The Council approved $28,493 in partial funding to The Nature Conservancy and U.S. Fish and Wildlife for saltmarsh erosion control and habitat enhancement in Narrow River. The project partners will test a variety of treatments to evaluate their impact and effectiveness on erosion control. The techniques include using coconut fiber or coir logs and bags of shell anchored to the river bottom to help dissipate vessel generated waves (VGW) that can erode the marsh edge. The restoration sites will span approximately 200 feet of shoreline, and each treatment (40-foot sections) will be tested repeatedly at different sections of the river.

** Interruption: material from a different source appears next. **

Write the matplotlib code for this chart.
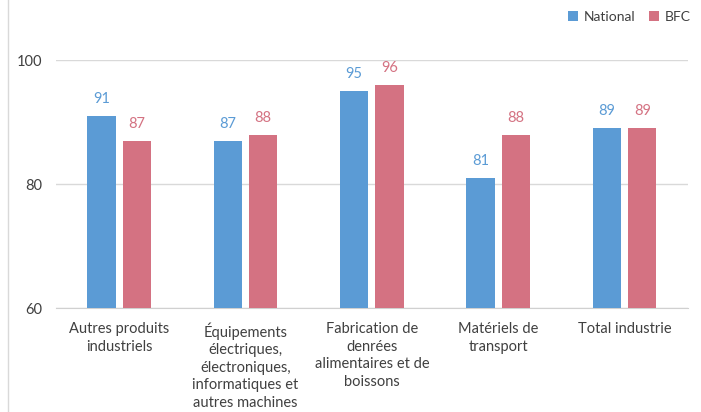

Habitat restoration projects are funded through the RI Coastal and Estuarine Habitat Restoration Trust Fund and are selected from recommendations by the RI Habitat Restoration Team, established by CRMC, Save The Bay and the Narragansett Bay Estuary Program in 1998. Members of the team serve as a technical advisory committee for the CRMC as required by law. Funds for the program come from the state’s Oil Spill Prevention Administration and Response Act (OSPAR), established by the legislature following the 1996 North Cape oil spill. Each year, the Trust Fund and CRMC allocates $225,000 from the OSPAR account to habitat restoration projects in the state.

This is the tenth year of funding, and the CRMC is pleased to have an outstanding pool of applications,” said CRMC Executive Director Grover Fugate. “The Trust Fund’s Technical Advisory Committee continues to utilize a competitive selection process to procure the best habitat restoration projects. Rhode Island’s coastal and estuarine habitats continue to be improved by our partners through this great program, and the state dollars provided continue to leverage millions more toward this important work.”

To date and including this year, the Trust Fund has awarded $2.3 million for 87 projects, which have leveraged more than $23 million in matching funds.